Film scripts and storyboards include Annabel Chong's Sordid Stories, Jenna Jameson's Wicked Weapon, Marilyn Chambers Still Insatiable, and Ginger Lynn: Torn. He's also interviewed on camera in the documentary film Drive-In Americana, concerning the history of drive-in theaters.

=== Illustration ===
Sanford's illustrations grace event posters, record sleeves, and tour posters for acts like Cheap Trick, the Tubes, the Bugs, Southtown Generals (with members of P.O.D. and Psydecar), Colin Clyne, Helen Bach, Bees She Sees, Liquid Blue, Wise Monkey Orchestra, Superunloader, Scott West, Dateless Losers, Gary Heffern (of the Penetrators), 40 Oz. to Freedom, the Cardiac Kidz, Chula Vista Soldier Club, Todo Mundo, the Styletones, Concrete Project, Lady Dottie and the Diamonds, Heavy Guilt, Psydecar, Rad Fish, Zig Zag Jones, and others.

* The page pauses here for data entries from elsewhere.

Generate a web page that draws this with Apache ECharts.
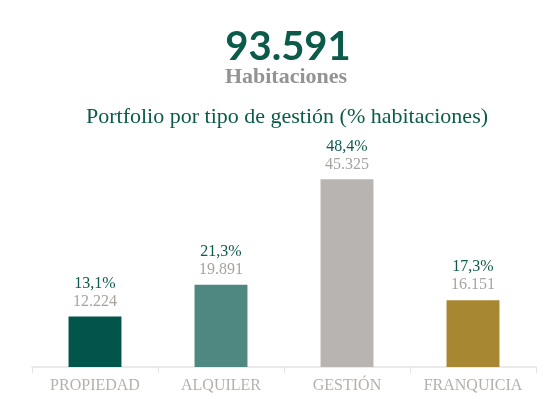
<!DOCTYPE html>
<html>
<head>
<meta charset="utf-8">
<script src="https://cdn.jsdelivr.net/npm/echarts@6/dist/echarts.min.js"></script>
<style>
  html, body { margin: 0; padding: 0; background: #fff; }
  #graphs { width: 552px; height: 410px; }
</style>
</head>
<body>
<div id="graphs"></div>
<script>
var totalLabel = '93.591';
var totalSub = 'Habitaciones';
var chartTitle = 'Portfolio por tipo de gestión (% habitaciones)';

var categories = ['PROPIEDAD', 'ALQUILER', 'GESTIÓN', 'FRANQUICIA'];
var rooms = [12224, 19891, 45325, 16151];
var shares = ['13,1%', '21,3%', '48,4%', '17,3%'];
var colors = ['#02554a', '#4e8880', '#b8b4b1', '#a78731'];

var green = '#0b5a4a';
var serif = '"Liberation Serif", "DejaVu Serif", serif';

function fmt(n) {
    return String(n).replace(/\B(?=(\d{3})+(?!\d))/g, '.');
}

var myChart = echarts.init(document.getElementById('graphs'));

var option = {
    animation: false,
    title: [{
        text: totalLabel,
        left: 283,
        textAlign: 'center',
        top: 22,
        textStyle: {fontFamily: 'Lato, sans-serif', fontWeight: 'bold', fontSize: 40, color: green}
    }, {
        text: totalSub,
        left: 281,
        textAlign: 'center',
        top: 61,
        textStyle: {fontFamily: serif, fontWeight: 'bold', fontSize: 22, color: '#939393'}
    }, {
        text: chartTitle,
        left: 282,
        textAlign: 'center',
        top: 101,
        textStyle: {fontFamily: serif, fontWeight: 'normal', fontSize: 22, color: green}
    }],
    grid: {left: 32, right: 16, top: 160, bottom: 43},
    xAxis: {
        type: 'category',
        data: categories,
        axisLine: {lineStyle: {color: '#e6e4e2', width: 1.5}},
        axisTick: {show: true, length: 6, lineStyle: {color: '#e6e4e2'}},
        axisLabel: {interval: 0, fontFamily: serif, fontSize: 16, color: '#b5b0ad', margin: 11}
    },
    yAxis: {
        type: 'value',
        min: 0,
        max: 50000,
        show: false,
        splitLine: {show: false}
    },
    series: [{
        type: 'bar',
        barWidth: '42%',
        data: rooms.map(function (v, i) {
            return {value: v, itemStyle: {color: colors[i]}};
        }),
        label: {
            show: true,
            position: 'top',
            distance: 6,
            fontFamily: serif,
            formatter: function (p) {
                return '{p|' + shares[p.dataIndex] + '}\n{n|' + fmt(p.value) + '}';
            },
            rich: {
                p: {fontSize: 16, color: green, lineHeight: 18, fontFamily: serif},
                n: {fontSize: 16, color: '#a7a3a0', lineHeight: 18, fontFamily: serif}
            }
        }
    }]
};

myChart.setOption(option);
</script>
</body>
</html>
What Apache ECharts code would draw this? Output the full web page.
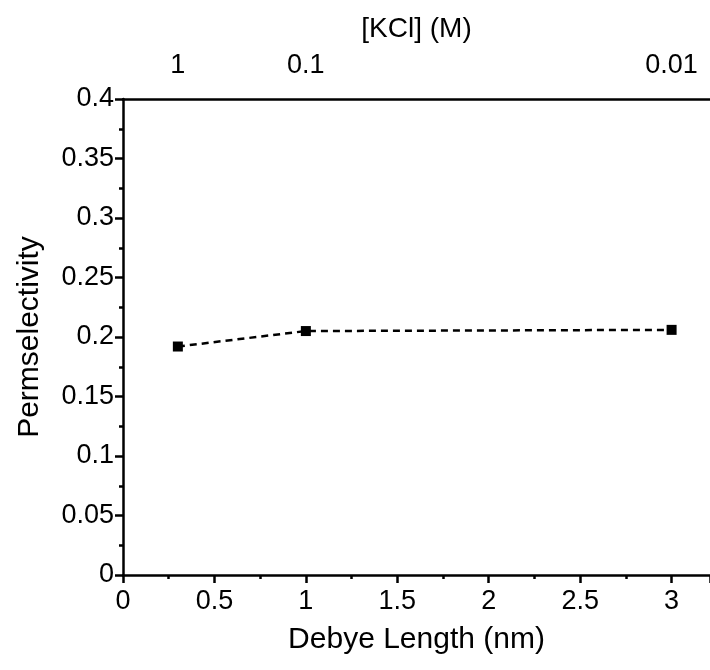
<!DOCTYPE html>
<html>
<head>
<meta charset="utf-8">
<script src="https://cdn.jsdelivr.net/npm/echarts@6/dist/echarts.min.js"></script>
<style>html,body{margin:0;padding:0;background:#fff;}#c{width:710px;height:670px;}</style>
</head>
<body>
<div id="c"></div>
<script>
var debyeLength = [0.3, 1, 3];
var permselectivity = [0.192, 0.205, 0.206];
var topTickPositions = [0.3, 1, 3];
var topTickLabels = ['1', '0.1', '0.01'];
var xMin = 0, xMax = 3.21, xInterval = 0.5;
var yMin = 0, yMax = 0.4, yInterval = 0.05;

var font = 'Liberation Sans, Arial, sans-serif';
var chart = echarts.init(document.getElementById('c'), null, {renderer: 'canvas'});
var axisLineStyle = {color: '#000', width: 2.5};
chart.setOption({
  backgroundColor: '#fff',
  animation: false,
  grid: {left: 123, right: 0, top: 99, bottom: 95, containLabel: false},
  xAxis: [{
    type: 'value', position: 'bottom', min: xMin, max: xMax, interval: xInterval,
    name: 'Debye Length (nm)', nameLocation: 'middle', nameGap: 50,
    nameTextStyle: {fontFamily: font, fontSize: 30, color: '#000'},
    axisLine: {show: true, onZero: false, lineStyle: axisLineStyle},
    axisTick: {show: true, inside: false, length: 8, lineStyle: {color: '#000', width: 2.5}},
    minorTick: {show: true, splitNumber: 2, length: 4, lineStyle: {color: '#000', width: 2.5}},
    axisLabel: {fontFamily: font, fontSize: 27, color: '#000', margin: 13,
      showMaxLabel: false,
      formatter: function (v) { return String(Math.round(v * 100) / 100); }},
    splitLine: {show: false}
  }, {
    type: 'value', position: 'top', min: xMin, max: xMax,
    name: '[KCl] (M)', nameLocation: 'middle', nameGap: 56,
    nameTextStyle: {fontFamily: font, fontSize: 28, color: '#000'},
    axisLine: {show: true, onZero: false, lineStyle: axisLineStyle},
    axisTick: {show: false},
    axisLabel: {fontFamily: font, fontSize: 27, color: '#000', margin: 20,
      customValues: topTickPositions,
      formatter: function (v) {
        var i = topTickPositions.indexOf(Math.round(v * 100) / 100);
        return i >= 0 ? topTickLabels[i] : '';
      }},
    splitLine: {show: false}
  }],
  yAxis: {
    type: 'value', min: yMin, max: yMax, interval: yInterval,
    name: 'Permselectivity', nameLocation: 'middle', nameGap: 78,
    nameTextStyle: {fontFamily: font, fontSize: 30, color: '#000'},
    axisLine: {show: true, onZero: false, lineStyle: axisLineStyle},
    axisTick: {show: true, inside: false, length: 8, lineStyle: {color: '#000', width: 2.5}},
    minorTick: {show: true, splitNumber: 2, length: 4, lineStyle: {color: '#000', width: 2.5}},
    axisLabel: {fontFamily: font, fontSize: 27, color: '#000', margin: 9,
      formatter: function (v) { return String(Math.round(v * 1000) / 1000); }},
    splitLine: {show: false}
  },
  series: [{
    type: 'line',
    data: debyeLength.map(function (x, i) { return [x, permselectivity[i]]; }),
    symbol: 'rect', symbolSize: 10,
    itemStyle: {color: '#000'},
    lineStyle: {color: '#000', width: 2.5, type: [7, 5]}
  }]
});
</script>
</body>
</html>
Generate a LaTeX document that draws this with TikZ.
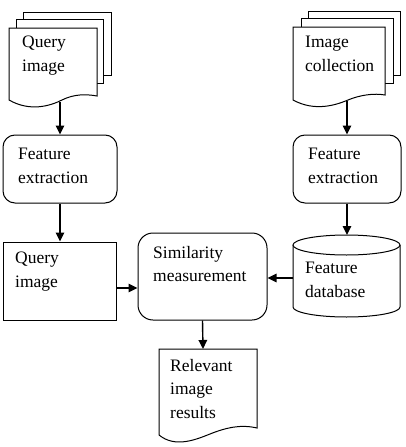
\documentclass[tikz,border=0pt]{standalone}
\usepackage{fontspec}
\setmainfont{Liberation Serif}
\usetikzlibrary{arrows.meta}
\begin{document}
\begin{tikzpicture}[x=1pt,y=-1pt,
  shape line/.style={draw=black,line width=1pt,fill=white},
  box/.style={draw=black,line width=1pt,rectangle,inner sep=0pt},
  rbox/.style={box,rounded corners=12pt},
  txt/.style={anchor=north west,inner sep=0pt,align=left,font=\fontsize{17.5}{23.5}\selectfont},
  arr/.style={line width=1.4pt,-{Triangle[length=9pt,width=8.5pt]}}]
\useasboundingbox (0,0) rectangle (405,447);
% Query image multi-document
\draw[shape line] (23,12) rectangle (111,75);
\draw[shape line] (16,19) rectangle (103,83);
\draw[shape line] (9,28) -- (97,28) -- (97,96) .. controls (86,94) and (74,94) .. (62,100) .. controls (50,106) and (30,112) .. (9,100) -- cycle;
\coordinate (qdocb) at (60,102);
\node[txt] (qdoct) at (22,36) {Query\\image};
% Image collection multi-document
\draw[shape line] (308,11) rectangle (400,75);
\draw[shape line] (301,18) rectangle (393,83);
\draw[shape line] (293,27) -- (385,27) -- (385,95) .. controls (374,93) and (360,95) .. (348,100) .. controls (336,105) and (315,112) .. (293,100) -- cycle;
\coordinate (icolb) at (347,101);
\node[txt] (icolt) at (305,36) {Image\\collection};
% Feature extraction boxes
\node[rbox,minimum width=114pt,minimum height=68pt] (fe1) at (60,169) {};
\node[txt] (fe1t) at (18,148) {Feature\\extraction};
\node[rbox,minimum width=108pt,minimum height=68pt] (fe2) at (347,169) {};
\node[txt] (fe2t) at (308,148) {Feature\\extraction};
% Query image rectangle
\node[box,minimum width=113pt,minimum height=78pt] (qr) at (60,281) {};
\node[txt] (qrt) at (15,252) {Query\\image};
% Similarity
\node[box,rounded corners=15pt,minimum width=129pt,minimum height=87pt] (sim) at (202.5,276.5) {};
\node[txt] (simt) at (153,246) {Similarity\\measurement};
% Cylinder database
\draw[shape line] (293,245) -- (293,307) arc[start angle=180,end angle=360,x radius=53.5,y radius=-10] -- (400,245);
\draw[shape line] (346.5,245) ellipse[x radius=53.5,y radius=10];
\coordinate (dbtop) at (347,235);
\coordinate (dbleft) at (293,278);
\node[txt] (dbt) at (305,262) {Feature\\database};
% Relevant image results document
\draw[shape line] (159,349) -- (257,349) -- (257,428) .. controls (240,424) and (225,428) .. (210,434) .. controls (195,440) and (175,448) .. (159,435) -- cycle;
\coordinate (reltop) at (203,349);
\node[txt] (relt) at (170,359) {Relevant\\image\\results};
% Arrows
\draw[arr] (qdocb) -- (fe1.north);
\draw[arr] (fe1.south) -- (qr.north);
\draw[arr] (qr.east |- 0,288) -- (sim.west |- 0,288);
\draw[arr] (dbleft) -- (sim.east |- dbleft);
\draw[arr] (sim.south) -- (reltop);
\draw[arr] (icolb) -- (fe2.north);
\draw[arr] (fe2.south) -- (dbtop);
\end{tikzpicture}
\end{document}
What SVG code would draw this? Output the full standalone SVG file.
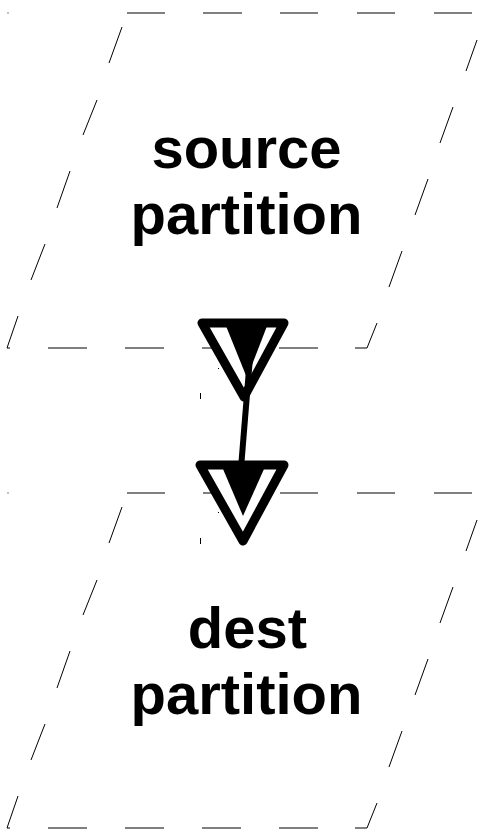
<svg xmlns="http://www.w3.org/2000/svg" width="478" height="831" viewBox="0 0 478 831">
<style>
.edge{fill:none;stroke:#000;stroke-width:1}
.lbl{font-family:"Liberation Sans",Arial,sans-serif;font-weight:bold;font-size:58px;fill:#000;text-anchor:middle}
.outer{fill:#fff;stroke:#000;stroke-width:9;stroke-linejoin:round}
.inner{fill:#000;stroke:none}
.conn{fill:none;stroke:#000;stroke-width:6}
.spk{fill:none;stroke:#000;stroke-width:1}
</style>
<rect width="478" height="831" fill="#fff"/>
<g id="source">
<path class="edge" d="M127 13H165M203 13H242M280 13H318M357 13H395M434 13H472
M477 40L466 71M453 107L440 143M428 179L415 215M402 251L389 287M377 323L367 348H355
M318 348H279M241 348H202M164 348H125M87 348H48
M10 348H7L18 316M31 280L45 244M57 208L70 171M83 135L97 100M109 63L122 27"/>
<text class="lbl" x="246.5" y="168">source</text>
<text class="lbl" x="246.5" y="234">partition</text>
</g>
<g id="dest">
<path class="edge" d="M127 493H165M203 493H242M280 493H318M357 493H395M434 493H472
M477 520L466 551M453 587L440 623M428 659L415 695M402 731L389 767M377 803L367 828H355
M318 828H279M241 828H202M164 828H125M87 828H48
M10 828H7L18 796M31 760L45 724M57 688L70 651M83 615L97 580M109 543L122 507"/>
<text class="lbl" x="247.5" y="648">dest</text>
<text class="lbl" x="246.5" y="714">partition</text>
</g>
<g id="connectors">
<polygon class="outer" points="202,323 284,323 244,397"/>
<polygon class="inner" points="226,326 267,326 247,378"/>
<path class="conn" d="M251 345L241 468"/>
<polygon class="outer" points="200,465 284,465 243,541"/>
<polygon class="inner" points="223,469 264,469 243,516"/>
</g>
<path class="spk" d="M8 12.5v1M8 492.5v1M200.5 393v6M200.5 538v6M218.5 368v1M218.5 512v1"/>
</svg>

His CD booklet designs include the Mötley Crüe box set Music To Crash Your Car To Vol. 2, as well as similar comic-themed album inserts for compilations featuring the Ramones, Jerry Lee Lewis, the Dead Kennedys, and more. Among his fully painted album covers are Water Is Magic by Klaatu (band) member Dee Long. Sanford's concert poster series for RT's Longboard Grill in San Diego began in January 2011, with a new comic-themed numbered poster appearing approximately weekly. Other concert series posters have been created for San Diego venues such as the Belly Up Tavern, Soda Bar, Waterfront Park, and Humphreys By the Bay.